This method ensures that every environment, from development to production, is consistent and reproducible. For instance, Airbnb manages its complex, multi-cloud infrastructure using Terraform, which allows its engineering teams to deploy services consistently and safely. Similarly, Databricks leverages IaC to deploy its data and AI platform across different cloud providers, guaranteeing uniformity and reliability for its customers.

Why It Matters

The core benefit of IaC is consistency and reliability at scale. Manual infrastructure setup is prone to human error, leading to configuration drift where production environments diverge from testing environments. IaC eliminates this risk by creating a single source of truth for your infrastructure. This automation is critical for disaster recovery, as an entire environment can be rebuilt from code in minutes. It also enhances security by allowing infrastructure configurations to be peer-reviewed, audited, and scanned for vulnerabilities before deployment. This codification of infrastructure also facilitates collaboration between development and operations teams, breaking down traditional silos.

Actionable Tips for Implementation

For small teams, adopting IaC prevents technical debt and establishes scalable processes from the start. It’s not just for large enterprises; it’s a foundational practice for building resilient systems.

  • Choose the Right Tool: Start with a tool like Terraform for its cloud-agnostic capabilities, allowing you to avoid vendor lock-in. If you are deeply integrated with a single cloud provider, their native solution (e.g., AWS CloudFormation) is also a strong choice.
  • Store State Remotely: Immediately configure a remote backend (like an S3 bucket or Terraform Cloud) to store your infrastructure's state file. This is crucial for team collaboration and enables state locking to prevent conflicting changes.
  • Use Modules for Reusability: Encapsulate reusable infrastructure patterns, like a standard VPC network or a container service configuration, into modules. This keeps your code DRY (Don't Repeat Yourself) and simplifies management. You can see various infrastructure as code examples to understand how these patterns are structured.
  • Version Everything: Store your IaC definitions in a Git repository alongside your application code. This provides a complete, version-controlled history of every change made to your infrastructure.

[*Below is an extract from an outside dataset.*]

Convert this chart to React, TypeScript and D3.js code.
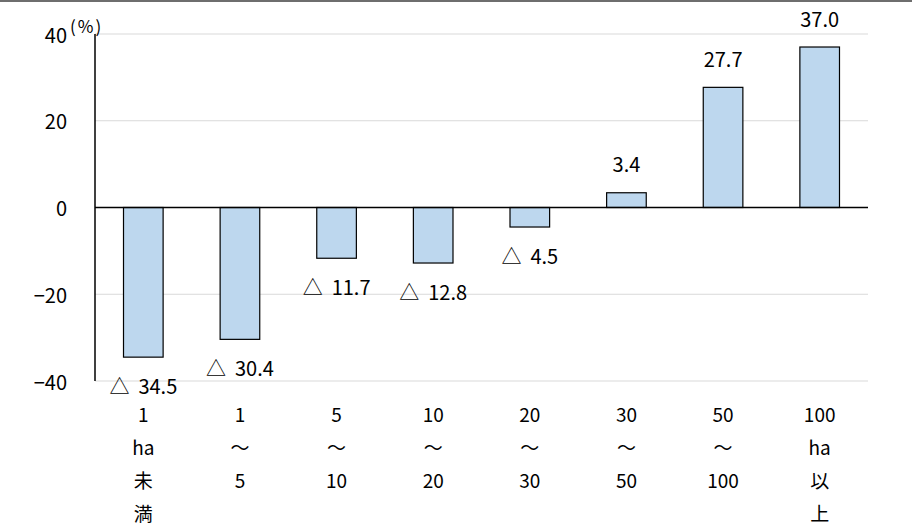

5. CI/CD Pipeline Architecture

CI/CD Pipeline Architecture is a critical software architecture best practice that automates the process of building, testing, and deploying code. CI, or Continuous Integration, involves developers frequently merging code changes into a central repository, after which automated builds and tests are run. CD, or Continuous Delivery/Deployment, extends this by automatically deploying all code changes to a testing or production environment after the build stage.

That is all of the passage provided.